Danongan Sibay Kalanduyan was born May 1, 1947, in the fishing village of Datu Piang in the southern Philippines. He was raised in a strongly traditional musical environment, rooted in the culture of Maguindanao tribal traditions. “If you were born in my village you’d hear no Western music, just traditional music,” he said. “The music was everywhere and for everyone — not just for entertainment, but also as an accompaniment to rituals and ceremonies. I didn’t need a tutor; it just automatically came into my head, day and night. I learned it through exposure, through listening.”

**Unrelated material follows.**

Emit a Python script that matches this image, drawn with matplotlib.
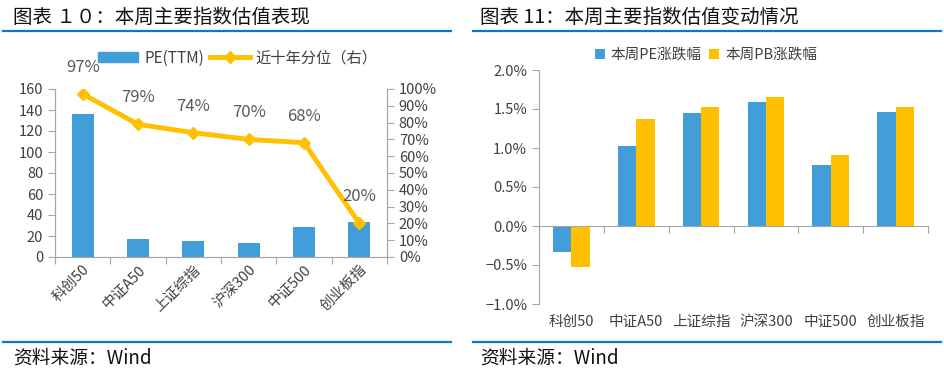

Kalanduyan began playing Maguindanao music as a child, focusing on the traditions of kulintang (literally meaning “golden sound moving” in English). At age seven, he started to study other instruments under his grandmother, father, uncles, and cousins— the dabakan, a goblet-shaped drum; the small babandir, a “timekeeper” gong; and the gangingan, a four-gong set. As a young man, he won island-wide competitions on the gangingan and was recognized as a master musician. In 1971, he toured the Far East with the Darangan Cultural Troupe. In 1976, a Rockefeller grant brought Kalanduyan to the University of Washington in Seattle as an artist-in-residence in the ethnomusicology program headed by Dr. Robert Garfias. After completing an eight-year residency, he undertook formal study at the university. In 1984 he was awarded a master’s degree in ethnomusicology. Later that year he moved to California, where he became the musical director of the Kalilang Kulintang Arts of San Francisco.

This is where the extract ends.